Будущие члены ГКЧП принялись наводить в Литве порядок теми средствами, которыми располагали. Пытались свергнуть существующую там власть. Но безуспешно. В августе 1991 года они повторят этот опыт в Москве. В те январские дни решилась судьба не только тех тринадцати человек, которых убили в Вильнюсе. Приговор был подписан и самому Горбачеву как президенту СССР…

О штурме телебашни в Вильнюсе литовских чекистов даже не предупредили, потому что не доверяли республиканскому комитету. Генерал Цаплин назвал штурм «глупостью». Человек семьдесят литовских чекистов в знак протеста сразу уволились из КГБ. Председатель комитета Марцинкус сдал дела и уехал лечиться.

Вильнюсская история повлияла на настроения чекистов по всей стране.

Виктор Иваненко:

– Было несколько определяющих историй. Разгон митинга в Тбилиси в апреле 1989 года. У нас спор зашел. Били там лопатками демонстрантов или не били? Кто-то говорит: били, солдаты вели себя агрессивно. А кто-то, наоборот, защищал солдат: они вынуждены были обороняться от агрессивных демонстрантов. События в Вильнюсе. Январь 1991 года… Там мой бывший начальник, Станислав Александрович Цаплин. Я с ним созванивался часто… В Вильнюсе подставили органы. Поступила команда руководства страны: навести порядок. Но ситуация вышла из-под контроля. Были жертвы. И Михаил Сергеевич Горбачев сразу отгородился: я никаких команд не давал. А команды были, но устные.

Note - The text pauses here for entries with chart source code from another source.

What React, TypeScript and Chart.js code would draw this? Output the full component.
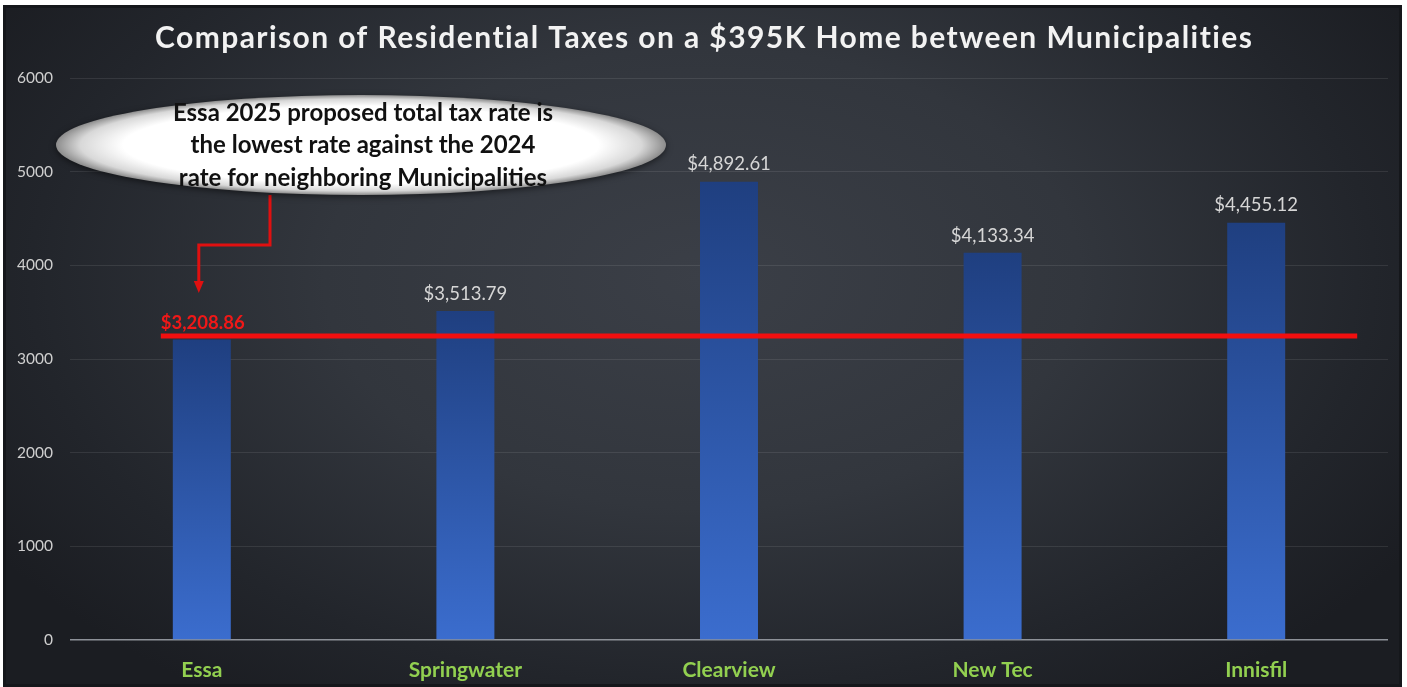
import React, { useEffect, useRef } from "react";
import { Chart, registerables } from "chart.js";

Chart.register(...registerables);

const TITLE = "Comparison of Residential Taxes on a $395K Home between Municipalities";
const CATEGORIES = ["Essa", "Springwater", "Clearview", "New Tec", "Innisfil"];
const TAX_VALUES = [3208.86, 3513.79, 4892.61, 4133.34, 4455.12];
const Y_MIN = 0;
const Y_MAX = 6000;
const Y_STEP = 1000;
// Level at which the red Essa benchmark line is drawn in the picture
const BENCHMARK_LINE_VALUE = 3245;
const BENCHMARK_LABEL = "$3,208.86";
const CALLOUT_LINES = [
  "Essa 2025 proposed total tax rate is",
  "the lowest rate against the 2024",
  "rate for neighboring Municipalities",
];

const FONT = "Lato, 'Open Sans', sans-serif";

const fmt = (v: number) =>
  "$" + v.toLocaleString("en-US", { minimumFractionDigits: 2, maximumFractionDigits: 2 });

const overlayPlugin = {
  id: "overlay",
  afterDatasetsDraw(chart: any) {
    const { ctx, scales } = chart;
    const x = scales.x;
    const y = scales.y;
    const meta = chart.getDatasetMeta(0);
    ctx.save();

    // value labels
    meta.data.forEach((bar: any, i: number) => {
      if (i === 0) return;
      ctx.font = `18.5px ${FONT}`;
      ctx.fillStyle = "#d6d6d6";
      ctx.textAlign = "center";
      ctx.textBaseline = "bottom";
      ctx.fillText(fmt(TAX_VALUES[i]), bar.x, bar.y - 8);
    });

    // red benchmark line
    const ly = y.getPixelForValue(BENCHMARK_LINE_VALUE);
    const x0 = x.getPixelForValue(0) - 41;
    const x1 = x.getPixelForValue(CATEGORIES.length - 1) + 101;
    ctx.strokeStyle = "#f20f0f";
    ctx.lineWidth = 5;
    ctx.beginPath();
    ctx.moveTo(x0, ly);
    ctx.lineTo(x1, ly);
    ctx.stroke();

    ctx.font = `bold 18.5px ${FONT}`;
    ctx.fillStyle = "#f01818";
    ctx.textAlign = "left";
    ctx.textBaseline = "alphabetic";
    ctx.fillText(BENCHMARK_LABEL, x0, ly - 7);

    // arrow from callout
    const ax = x.getPixelForValue(0) - 3;
    ctx.strokeStyle = "#e01010";
    ctx.fillStyle = "#e01010";
    ctx.lineWidth = 3;
    ctx.beginPath();
    ctx.moveTo(267, 190);
    ctx.lineTo(267, 240);
    ctx.lineTo(ax, 240);
    ctx.lineTo(ax, 278);
    ctx.stroke();
    ctx.beginPath();
    ctx.moveTo(ax - 5, 276);
    ctx.lineTo(ax + 5, 276);
    ctx.lineTo(ax, 288);
    ctx.closePath();
    ctx.fill();

    // callout ellipse
    const cx = 358, cy = 140, rx = 305, ry = 50;
    ctx.save();
    ctx.shadowColor = "rgba(0,0,0,0.5)";
    ctx.shadowBlur = 6;
    ctx.shadowOffsetY = 2;
    ctx.translate(cx, cy);
    ctx.scale(rx / ry, 1);
    const g = ctx.createRadialGradient(0, 0, 0, 0, 0, ry);
    g.addColorStop(0, "#ffffff");
    g.addColorStop(0.78, "#ffffff");
    g.addColorStop(0.92, "#d8d8d8");
    g.addColorStop(1, "#8c8c8c");
    ctx.fillStyle = g;
    ctx.beginPath();
    ctx.arc(0, 0, ry, 0, Math.PI * 2);
    ctx.fill();
    ctx.restore();

    ctx.font = `bold 24px ${FONT}`;
    ctx.fillStyle = "#111111";
    ctx.textAlign = "center";
    ctx.textBaseline = "middle";
    CALLOUT_LINES.forEach((t, i) => ctx.fillText(t, 360, 108 + i * 32.5));

    // title
    ctx.font = `bold 30px ${FONT}`;
    ctx.fillStyle = "#f2f2f2";
    ctx.textAlign = "left";
    ctx.textBaseline = "middle";
    (ctx as any).letterSpacing = "0px";
    const target = 1098;
    const w = ctx.measureText(TITLE).width;
    const ls = (target - w) / (TITLE.length - 1);
    (ctx as any).letterSpacing = `${ls}px`;
    ctx.fillText(TITLE, 701 - target / 2, 33);
    (ctx as any).letterSpacing = "0px";

    ctx.restore();
  },
};

export default function App() {
  const ref = useRef<HTMLCanvasElement | null>(null);

  useEffect(() => {
    document.body.style.margin = "0";
    if (!ref.current) return;
    const chart = new Chart(ref.current, {
      type: "bar",
      data: {
        labels: CATEGORIES,
        datasets: [
          {
            data: TAX_VALUES,
            backgroundColor: (c: any) => {
              const ch = c.chart;
              const s = ch.scales && ch.scales.y;
              if (!s || c.type !== "data") return "#2f5bb0";
              const top = s.getPixelForValue(c.raw);
              const bot = s.getPixelForValue(0);
              if (!isFinite(top) || !isFinite(bot) || top === bot) return "#2f5bb0";
              const g = ch.ctx.createLinearGradient(0, top, 0, bot);
              g.addColorStop(0, "#1f3f80");
              g.addColorStop(1, "#3b6dce");
              return g;
            },
            borderWidth: 0,
            categoryPercentage: 1,
            barPercentage: 0.22,
          },
        ],
      },
      options: {
        animation: false,
        responsive: false,
        maintainAspectRatio: false,
        layout: { padding: { left: 0, right: 14, top: 73, bottom: 0 } },
        plugins: {
          legend: { display: false },
          title: { display: false },
          tooltip: { enabled: false },
        },
        scales: {
          x: {
            grid: { display: false },
            border: { display: false },
            ticks: {
              color: "#92d050",
              font: { family: FONT, size: 21, weight: "bold" },
              padding: 10,
            },
            afterFit: (s: any) => {
              s.height = 47;
            },
          },
          y: {
            min: Y_MIN,
            max: Y_MAX,
            border: { display: false },
            grid: {
              drawTicks: false,
              color: (c: any) => (c.tick && c.tick.value === 0 ? "#8d9198" : "rgba(255,255,255,0.09)"),
              lineWidth: (c: any) => (c.tick && c.tick.value === 0 ? 1.5 : 1),
            },
            ticks: {
              stepSize: Y_STEP,
              color: "#cfcfcf",
              font: { family: FONT, size: 15.5 },
              padding: 17,
              callback: (v: any) => String(v),
            },
            afterFit: (s: any) => {
              s.width = 67;
            },
          },
        },
      },
      plugins: [overlayPlugin],
    } as any);
    return () => chart.destroy();
  }, []);

  return (
    <div style={{ position: "absolute", left: 0, top: 0, width: 1407, height: 687, background: "#ffffff", overflow: "hidden" }}>
      <div
        style={{
          position: "absolute",
          left: 3,
          top: 5,
          width: 1399,
          height: 682,
          background:
            "radial-gradient(ellipse 60% 75% at 50% 40%, #3b3f47 0%, #32363d 45%, #22252b 80%, #1b1d22 100%)",
          boxShadow: "inset 0 0 0 3px #15171b, inset -6px 0 0 -3px #3c3f44",
        }}
      >
        <canvas ref={ref} width={1399} height={682} style={{ display: "block" }} />
      </div>
    </div>
  );
}
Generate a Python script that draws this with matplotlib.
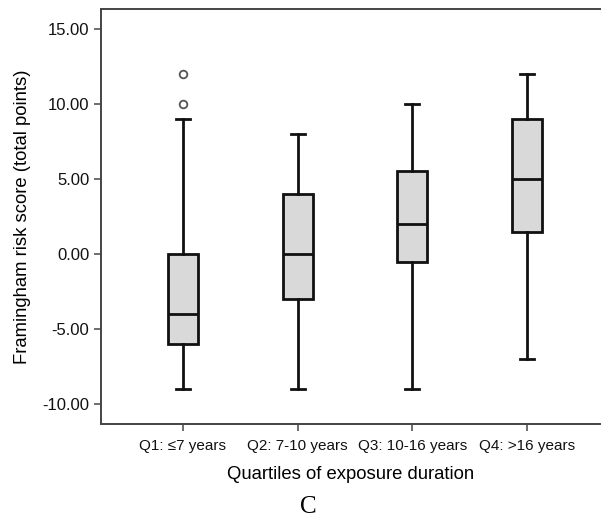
"""Box plot of Framingham risk score by quartile of exposure duration."""

import matplotlib

matplotlib.use("Agg")
import matplotlib.pyplot as plt

categories = ["Q1: \u22647 years", "Q2: 7-10 years", "Q3: 10-16 years", "Q4: >16 years"]
whisker_low = [-9, -9, -9, -7]
q1 = [-6, -3, -0.5, 1.5]
median = [-4, 0, 2, 5]
q3 = [0, 4, 5.5, 9]
whisker_high = [9, 8, 10, 12]
outliers = [[10, 12], [], [], []]
yticks = [-10, -5, 0, 5, 10, 15]


def main() -> None:
    plt.rcParams["font.family"] = ["Liberation Sans", "DejaVu Sans"]
    fig = plt.figure(figsize=(6.01, 5.21), dpi=100)
    W, H = 601, 521
    ax = fig.add_axes([101 / W, 1 - 424 / H, 500 / W, (424 - 9) / H])

    stats = []
    for i, lab in enumerate(categories):
        stats.append(dict(label=lab, whislo=whisker_low[i], q1=q1[i], med=median[i],
                          q3=q3[i], whishi=whisker_high[i], fliers=outliers[i]))

    lw = 2.0
    ax.bxp(stats, positions=range(1, 5), widths=0.26, patch_artist=True,
           boxprops=dict(facecolor="#d9d9d9", edgecolor="#111111", linewidth=lw),
           medianprops=dict(color="#111111", linewidth=lw),
           whiskerprops=dict(color="#111111", linewidth=lw),
           capprops=dict(color="#111111", linewidth=lw),
           capwidths=0.12,
           flierprops=dict(marker="o", markersize=5.5, markerfacecolor="white",
                           markeredgecolor="#555555", markeredgewidth=1.3))

    ax.set_xlim(0.285, 4.645)
    ax.set_ylim(-11.33, 16.33)
    ax.set_yticks(yticks)
    ax.set_yticklabels([f"{v:.2f}" for v in yticks], fontsize=12)
    ax.set_xticklabels(categories, fontsize=11)
    ax.tick_params(axis="both", direction="out", length=5, width=1.2, color="#555555",
                   labelcolor="#111111")
    ax.tick_params(axis="x", pad=6)
    for side in ["left", "bottom", "top"]:
        ax.spines[side].set_color("#444444")
        ax.spines[side].set_linewidth(1.4)
    ax.spines["right"].set_visible(False)

    ax.set_ylabel("Framingham risk score (total points)", fontsize=13.3, labelpad=8)
    ax.set_xlabel("Quartiles of exposure duration", fontsize=13.3, labelpad=9)
    fig.text(308 / W, 1 - 507 / H, "C", fontsize=18, family="Liberation Serif",
             ha="center", va="center")

    fig.savefig("out.png", dpi=100)


if __name__ == "__main__":
    main()
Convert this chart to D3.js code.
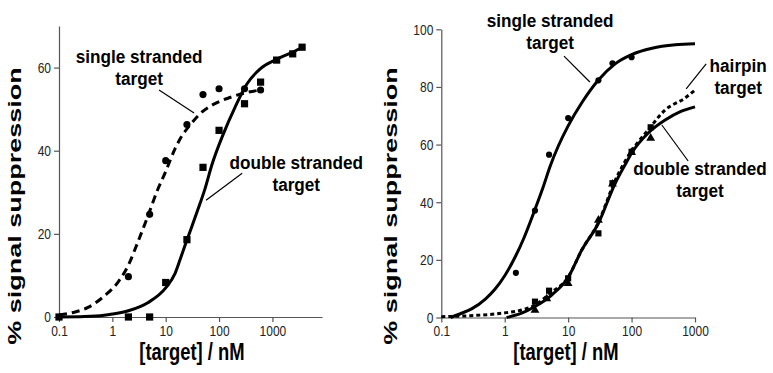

Урок был извлечен. Ввяжешься в сомнительную историю – отвечать придется самому, начальство не прикроет, на себя ответственность не возьмет. Желания исполнять опасные приказы у чекистов поубавилось.

Виктор Иваненко:

– Я Цаплина потом спасал, когда ему пришлось срочно покинуть Вильнюс. Многих сотрудников КГБ Литвы пристроил в органы госбезопасности Российской Федерации.

Генерал Цаплин ушел из жизни при обстоятельствах, так до конца и не выясненных. 2 января 1995 года он вышел из дома на встречу. А на следующий день его нашли на набережной Москвы-реки мертвым и отвезли в морг 67-й больницы. Ему было пятьдесят восемь лет.

Виктор Иваненко:

– Мне его жена позвонила – Станислав найден мертвым в Строгине на речке. Я приехал сразу. Он на льду лежал мертвый. Из портфеля ничего не пропало. Но следы остались, словно его волокли. Следствие пришло к выводу, что у него сердце отказало, когда он в машине ехал. Видимо, таксист или кто его вез, бомбила какой-то, решил избавиться от трупа. Выволок из машины и бросил. Версия такая, конечно, имеет право на существование. Но были предположения относительно мести со стороны литовских националистов. Эти предположения отмели. Уголовное дело возбуждать не стали.